══ Stored data
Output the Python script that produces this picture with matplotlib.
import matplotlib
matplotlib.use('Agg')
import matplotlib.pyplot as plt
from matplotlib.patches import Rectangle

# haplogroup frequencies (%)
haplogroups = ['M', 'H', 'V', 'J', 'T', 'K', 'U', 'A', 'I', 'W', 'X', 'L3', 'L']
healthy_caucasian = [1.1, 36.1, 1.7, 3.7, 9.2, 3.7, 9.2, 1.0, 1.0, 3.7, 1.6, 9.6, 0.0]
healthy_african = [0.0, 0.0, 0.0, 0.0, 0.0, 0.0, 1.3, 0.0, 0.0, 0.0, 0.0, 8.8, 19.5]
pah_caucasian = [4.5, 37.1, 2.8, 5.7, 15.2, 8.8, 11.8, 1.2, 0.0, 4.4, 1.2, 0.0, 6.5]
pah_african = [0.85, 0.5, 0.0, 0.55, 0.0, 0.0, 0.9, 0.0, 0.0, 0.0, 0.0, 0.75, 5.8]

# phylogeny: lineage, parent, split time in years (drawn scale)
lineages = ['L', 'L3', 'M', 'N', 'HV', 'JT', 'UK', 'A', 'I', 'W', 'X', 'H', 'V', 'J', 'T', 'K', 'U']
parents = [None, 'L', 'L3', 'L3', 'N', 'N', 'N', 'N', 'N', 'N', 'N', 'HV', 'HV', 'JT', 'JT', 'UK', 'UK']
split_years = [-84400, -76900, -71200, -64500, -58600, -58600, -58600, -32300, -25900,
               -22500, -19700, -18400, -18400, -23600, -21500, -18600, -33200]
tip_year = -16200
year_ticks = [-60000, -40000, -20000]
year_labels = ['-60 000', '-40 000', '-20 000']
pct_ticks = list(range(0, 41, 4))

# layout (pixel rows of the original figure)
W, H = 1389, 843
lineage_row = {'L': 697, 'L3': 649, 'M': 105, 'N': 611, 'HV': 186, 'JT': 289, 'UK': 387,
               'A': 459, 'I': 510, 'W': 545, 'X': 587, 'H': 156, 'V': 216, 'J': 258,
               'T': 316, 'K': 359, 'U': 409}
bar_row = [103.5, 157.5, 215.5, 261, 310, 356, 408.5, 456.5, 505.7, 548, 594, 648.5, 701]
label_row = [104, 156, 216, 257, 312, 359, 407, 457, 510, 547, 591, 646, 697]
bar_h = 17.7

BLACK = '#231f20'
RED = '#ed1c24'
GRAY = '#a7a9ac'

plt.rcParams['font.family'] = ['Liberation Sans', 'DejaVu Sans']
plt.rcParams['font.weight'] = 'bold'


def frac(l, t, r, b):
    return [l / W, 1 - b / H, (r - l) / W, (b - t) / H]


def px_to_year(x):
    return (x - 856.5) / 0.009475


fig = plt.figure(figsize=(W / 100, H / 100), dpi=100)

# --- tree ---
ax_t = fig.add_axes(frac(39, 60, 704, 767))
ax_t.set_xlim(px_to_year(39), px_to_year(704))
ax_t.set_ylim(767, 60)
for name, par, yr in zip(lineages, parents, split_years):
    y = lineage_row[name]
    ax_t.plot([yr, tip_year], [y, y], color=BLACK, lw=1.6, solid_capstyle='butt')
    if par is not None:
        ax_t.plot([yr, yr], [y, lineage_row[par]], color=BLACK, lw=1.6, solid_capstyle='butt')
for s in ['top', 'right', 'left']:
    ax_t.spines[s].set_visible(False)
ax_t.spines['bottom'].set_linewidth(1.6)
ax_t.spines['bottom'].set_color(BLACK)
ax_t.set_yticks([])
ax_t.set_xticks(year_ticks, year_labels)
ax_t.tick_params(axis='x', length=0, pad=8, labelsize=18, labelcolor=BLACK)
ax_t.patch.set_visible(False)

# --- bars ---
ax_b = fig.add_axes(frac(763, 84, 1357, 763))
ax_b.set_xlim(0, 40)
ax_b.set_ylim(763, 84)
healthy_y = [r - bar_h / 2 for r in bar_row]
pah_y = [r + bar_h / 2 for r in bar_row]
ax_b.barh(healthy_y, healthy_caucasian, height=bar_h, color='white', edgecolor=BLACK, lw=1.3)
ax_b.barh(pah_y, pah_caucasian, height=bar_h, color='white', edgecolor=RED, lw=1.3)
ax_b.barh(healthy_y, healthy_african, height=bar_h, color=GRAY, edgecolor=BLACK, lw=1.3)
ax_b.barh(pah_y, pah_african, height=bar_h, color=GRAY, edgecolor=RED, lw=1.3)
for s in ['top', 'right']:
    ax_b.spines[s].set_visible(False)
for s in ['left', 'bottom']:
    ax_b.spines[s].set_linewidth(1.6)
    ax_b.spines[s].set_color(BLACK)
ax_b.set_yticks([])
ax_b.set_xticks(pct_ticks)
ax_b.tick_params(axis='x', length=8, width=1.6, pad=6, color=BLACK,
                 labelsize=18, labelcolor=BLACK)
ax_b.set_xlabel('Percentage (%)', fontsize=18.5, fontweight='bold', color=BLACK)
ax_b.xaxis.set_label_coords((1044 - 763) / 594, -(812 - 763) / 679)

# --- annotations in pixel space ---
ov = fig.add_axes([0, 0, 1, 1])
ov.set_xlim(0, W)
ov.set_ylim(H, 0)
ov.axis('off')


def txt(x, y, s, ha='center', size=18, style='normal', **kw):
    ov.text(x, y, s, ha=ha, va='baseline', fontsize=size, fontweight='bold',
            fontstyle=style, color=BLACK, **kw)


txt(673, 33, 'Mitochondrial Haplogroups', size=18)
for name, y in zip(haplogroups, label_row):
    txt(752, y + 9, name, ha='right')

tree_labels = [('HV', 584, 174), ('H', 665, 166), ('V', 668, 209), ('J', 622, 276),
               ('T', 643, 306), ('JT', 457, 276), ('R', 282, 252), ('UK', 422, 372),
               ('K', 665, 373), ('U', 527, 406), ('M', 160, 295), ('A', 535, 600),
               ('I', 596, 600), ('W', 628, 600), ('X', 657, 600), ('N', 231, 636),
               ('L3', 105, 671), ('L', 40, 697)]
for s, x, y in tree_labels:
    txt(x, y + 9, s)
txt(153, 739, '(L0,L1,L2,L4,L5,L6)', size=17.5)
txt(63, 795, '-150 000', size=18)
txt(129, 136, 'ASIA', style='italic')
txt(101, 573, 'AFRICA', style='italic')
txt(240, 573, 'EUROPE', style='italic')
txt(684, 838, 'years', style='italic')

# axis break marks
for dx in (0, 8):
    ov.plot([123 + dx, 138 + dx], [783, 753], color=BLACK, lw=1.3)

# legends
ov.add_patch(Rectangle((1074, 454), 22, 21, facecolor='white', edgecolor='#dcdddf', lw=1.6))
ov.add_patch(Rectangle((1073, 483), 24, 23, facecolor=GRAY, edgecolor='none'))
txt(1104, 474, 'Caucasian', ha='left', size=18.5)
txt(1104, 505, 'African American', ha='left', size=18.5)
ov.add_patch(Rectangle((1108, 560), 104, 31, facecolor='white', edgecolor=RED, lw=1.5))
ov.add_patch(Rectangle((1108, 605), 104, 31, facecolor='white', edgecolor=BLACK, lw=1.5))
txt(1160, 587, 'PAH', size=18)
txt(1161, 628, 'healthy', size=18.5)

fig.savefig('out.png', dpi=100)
════
#### Aim:
Of the lines above, copy each that contains "matplotlib".

#### Result of this exercise:
Output the Python script that produces this picture with matplotlib.
import matplotlib
matplotlib.use('Agg')
import matplotlib.pyplot as plt
from matplotlib.patches import Rectangle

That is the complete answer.